12. A composite superconducting tape according to claim 8, wherein the second metal tape has a different composition than the first metal tape.

13. A composite superconducting tape according to claim 8, wherein the first and second metal tapes are of different thicknesses.

14. A composite superconducting tape according to claim 10, comprising a plurality of stacks disposed substantially parallel with respect to each other.

15. A composite superconducting tape according to claim 11, comprising a plurality of stacks disposed substantially parallel with respect to each other.

16. A composite superconducting tape according to claim 12, comprising a plurality of stacks disposed substantially parallel with respect to each other.

17. A composite superconducting tape according to claim 13, comprising a plurality of stacks disposed substantially parallel with respect to each other.

18. A composite superconducting tape according to claim 14, wherein each stack includes a first and second exposed major stack face, and wherein all of the first stack faces at least partially define one of the two exposed opposite major faces of the composite tape and wherein all of the second stack faces partially define a second of the two exposed opposite major faces of the composite tape.

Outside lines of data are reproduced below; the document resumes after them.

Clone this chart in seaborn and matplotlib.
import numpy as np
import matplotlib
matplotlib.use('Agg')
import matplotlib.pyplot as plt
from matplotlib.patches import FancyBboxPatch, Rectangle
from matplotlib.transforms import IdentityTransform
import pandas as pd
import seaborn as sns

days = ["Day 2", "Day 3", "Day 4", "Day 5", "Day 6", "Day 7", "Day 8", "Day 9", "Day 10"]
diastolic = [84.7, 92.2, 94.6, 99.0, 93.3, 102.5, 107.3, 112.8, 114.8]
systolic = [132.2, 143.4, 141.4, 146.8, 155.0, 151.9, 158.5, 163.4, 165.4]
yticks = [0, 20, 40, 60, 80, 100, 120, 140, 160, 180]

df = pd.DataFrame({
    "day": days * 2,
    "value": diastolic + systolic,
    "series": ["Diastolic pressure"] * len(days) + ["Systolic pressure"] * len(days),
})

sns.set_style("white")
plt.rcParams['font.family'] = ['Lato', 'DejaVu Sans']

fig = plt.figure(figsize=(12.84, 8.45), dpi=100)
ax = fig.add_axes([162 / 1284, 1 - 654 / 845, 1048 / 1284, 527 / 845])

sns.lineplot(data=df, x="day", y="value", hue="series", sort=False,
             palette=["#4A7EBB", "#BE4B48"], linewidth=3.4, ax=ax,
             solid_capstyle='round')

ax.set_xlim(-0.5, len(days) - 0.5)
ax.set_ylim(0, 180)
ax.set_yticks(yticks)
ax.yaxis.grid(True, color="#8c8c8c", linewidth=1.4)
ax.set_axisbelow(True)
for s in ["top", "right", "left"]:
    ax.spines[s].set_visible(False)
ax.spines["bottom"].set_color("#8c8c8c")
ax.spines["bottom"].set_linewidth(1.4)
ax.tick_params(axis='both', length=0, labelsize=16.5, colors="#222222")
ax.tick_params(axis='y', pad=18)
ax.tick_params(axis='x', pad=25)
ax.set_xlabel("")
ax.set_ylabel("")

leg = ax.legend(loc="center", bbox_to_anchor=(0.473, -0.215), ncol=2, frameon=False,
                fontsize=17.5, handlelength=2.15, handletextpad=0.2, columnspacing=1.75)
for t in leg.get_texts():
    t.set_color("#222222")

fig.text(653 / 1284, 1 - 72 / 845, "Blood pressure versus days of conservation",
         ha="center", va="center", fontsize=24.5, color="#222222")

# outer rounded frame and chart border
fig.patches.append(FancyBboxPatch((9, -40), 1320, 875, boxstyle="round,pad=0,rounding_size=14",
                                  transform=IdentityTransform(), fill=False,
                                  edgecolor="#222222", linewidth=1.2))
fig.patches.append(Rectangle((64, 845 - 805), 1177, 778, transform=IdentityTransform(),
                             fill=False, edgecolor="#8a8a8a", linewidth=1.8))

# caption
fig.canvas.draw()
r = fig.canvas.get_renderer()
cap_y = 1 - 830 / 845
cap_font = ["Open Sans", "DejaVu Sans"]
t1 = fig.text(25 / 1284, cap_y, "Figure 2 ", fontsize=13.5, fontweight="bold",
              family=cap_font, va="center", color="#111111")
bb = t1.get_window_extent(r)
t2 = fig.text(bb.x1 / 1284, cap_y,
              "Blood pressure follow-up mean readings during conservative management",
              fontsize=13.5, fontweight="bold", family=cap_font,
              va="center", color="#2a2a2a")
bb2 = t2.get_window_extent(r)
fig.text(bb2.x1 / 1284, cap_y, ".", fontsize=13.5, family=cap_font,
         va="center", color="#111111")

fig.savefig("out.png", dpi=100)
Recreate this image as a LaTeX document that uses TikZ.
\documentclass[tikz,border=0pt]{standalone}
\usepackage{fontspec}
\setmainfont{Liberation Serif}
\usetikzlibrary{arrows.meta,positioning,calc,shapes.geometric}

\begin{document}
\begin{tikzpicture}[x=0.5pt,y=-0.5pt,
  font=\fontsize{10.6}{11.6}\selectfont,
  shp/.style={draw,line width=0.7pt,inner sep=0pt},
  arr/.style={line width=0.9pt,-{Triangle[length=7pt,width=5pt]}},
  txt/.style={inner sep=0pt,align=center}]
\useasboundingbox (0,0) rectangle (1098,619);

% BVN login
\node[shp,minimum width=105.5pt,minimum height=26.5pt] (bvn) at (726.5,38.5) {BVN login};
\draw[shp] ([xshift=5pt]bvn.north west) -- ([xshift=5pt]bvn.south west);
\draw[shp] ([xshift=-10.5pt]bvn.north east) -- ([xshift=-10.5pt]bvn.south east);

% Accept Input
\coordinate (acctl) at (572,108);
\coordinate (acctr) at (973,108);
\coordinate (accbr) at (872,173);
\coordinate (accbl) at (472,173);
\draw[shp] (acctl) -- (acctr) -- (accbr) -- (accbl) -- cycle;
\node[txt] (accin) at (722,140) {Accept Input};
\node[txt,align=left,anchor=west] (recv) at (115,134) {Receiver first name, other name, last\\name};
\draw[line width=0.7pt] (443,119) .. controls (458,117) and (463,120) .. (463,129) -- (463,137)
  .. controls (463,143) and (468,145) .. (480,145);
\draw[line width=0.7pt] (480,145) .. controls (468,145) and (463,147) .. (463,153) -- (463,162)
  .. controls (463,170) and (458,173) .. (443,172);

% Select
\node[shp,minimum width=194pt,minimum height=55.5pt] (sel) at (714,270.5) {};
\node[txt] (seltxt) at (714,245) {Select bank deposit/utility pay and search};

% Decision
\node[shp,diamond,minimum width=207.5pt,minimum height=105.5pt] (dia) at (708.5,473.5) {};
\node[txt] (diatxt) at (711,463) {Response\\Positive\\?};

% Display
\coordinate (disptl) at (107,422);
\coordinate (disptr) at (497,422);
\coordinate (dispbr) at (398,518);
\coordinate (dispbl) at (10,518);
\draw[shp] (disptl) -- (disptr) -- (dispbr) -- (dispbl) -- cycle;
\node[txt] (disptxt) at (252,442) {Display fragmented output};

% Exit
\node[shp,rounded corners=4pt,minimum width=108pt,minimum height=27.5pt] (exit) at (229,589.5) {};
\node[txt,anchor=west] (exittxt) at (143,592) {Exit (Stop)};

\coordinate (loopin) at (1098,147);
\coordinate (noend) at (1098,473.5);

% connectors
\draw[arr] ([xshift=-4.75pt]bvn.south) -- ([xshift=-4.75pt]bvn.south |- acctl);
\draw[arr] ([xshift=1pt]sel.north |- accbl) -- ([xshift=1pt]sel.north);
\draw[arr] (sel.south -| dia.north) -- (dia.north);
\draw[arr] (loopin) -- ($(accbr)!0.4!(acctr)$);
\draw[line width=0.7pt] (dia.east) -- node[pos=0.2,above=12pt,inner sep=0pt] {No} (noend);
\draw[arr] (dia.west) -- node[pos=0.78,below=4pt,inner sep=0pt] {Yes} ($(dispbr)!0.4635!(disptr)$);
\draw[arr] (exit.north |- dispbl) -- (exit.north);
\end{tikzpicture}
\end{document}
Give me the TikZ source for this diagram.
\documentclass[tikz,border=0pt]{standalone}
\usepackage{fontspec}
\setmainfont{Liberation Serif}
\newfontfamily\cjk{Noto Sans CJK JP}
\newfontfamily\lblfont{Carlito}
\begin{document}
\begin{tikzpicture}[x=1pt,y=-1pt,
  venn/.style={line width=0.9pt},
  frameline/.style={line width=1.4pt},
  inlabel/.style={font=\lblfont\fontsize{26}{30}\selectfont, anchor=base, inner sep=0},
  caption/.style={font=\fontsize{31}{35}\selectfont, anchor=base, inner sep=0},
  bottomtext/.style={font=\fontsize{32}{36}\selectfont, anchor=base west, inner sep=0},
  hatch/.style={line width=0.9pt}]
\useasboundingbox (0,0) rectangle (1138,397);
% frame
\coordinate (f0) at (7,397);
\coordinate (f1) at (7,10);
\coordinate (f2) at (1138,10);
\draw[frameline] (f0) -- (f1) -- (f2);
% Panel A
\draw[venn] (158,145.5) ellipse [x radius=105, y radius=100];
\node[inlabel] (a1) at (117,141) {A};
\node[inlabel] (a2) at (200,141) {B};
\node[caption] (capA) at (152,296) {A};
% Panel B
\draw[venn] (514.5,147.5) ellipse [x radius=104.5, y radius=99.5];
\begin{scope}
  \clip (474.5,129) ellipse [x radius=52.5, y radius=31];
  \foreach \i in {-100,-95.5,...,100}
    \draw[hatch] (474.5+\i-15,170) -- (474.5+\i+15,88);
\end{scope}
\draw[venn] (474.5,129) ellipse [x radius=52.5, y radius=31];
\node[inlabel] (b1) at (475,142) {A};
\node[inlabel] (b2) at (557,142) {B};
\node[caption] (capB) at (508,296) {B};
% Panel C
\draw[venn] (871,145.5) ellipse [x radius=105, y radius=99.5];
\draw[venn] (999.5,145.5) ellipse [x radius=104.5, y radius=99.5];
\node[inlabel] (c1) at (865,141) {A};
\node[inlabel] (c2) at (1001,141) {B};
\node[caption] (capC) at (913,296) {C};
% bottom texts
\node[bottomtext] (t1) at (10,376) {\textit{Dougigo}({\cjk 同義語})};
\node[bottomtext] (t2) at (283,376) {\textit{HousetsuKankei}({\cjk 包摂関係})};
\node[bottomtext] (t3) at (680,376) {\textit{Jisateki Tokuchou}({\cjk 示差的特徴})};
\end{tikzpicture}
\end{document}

19. A composite superconducting tape according to claim 14, wherein each stack includes a first and second exposed major stack face, and wherein all of the first stack faces substantially define one of the two exposed opposite major faces of the composite tape and wherein all of the second stack faces substantially define a second of the two exposed opposite major faces of the composite tape.

20. A composite superconducting tape according to claim 14, wherein all of the tapes within each stack are bonded together.

21. A composite superconducting tape according to claim 16, wherein the stacks are bonded together.

22. A composite superconducting tape according to claim 18, wherein the stacks are bonded together.

23. A composite superconducting tape according to claim 19, wherein the stacks are bonded together.

24. A composite superconducting tape according to claim 20, wherein the stacks are bonded together.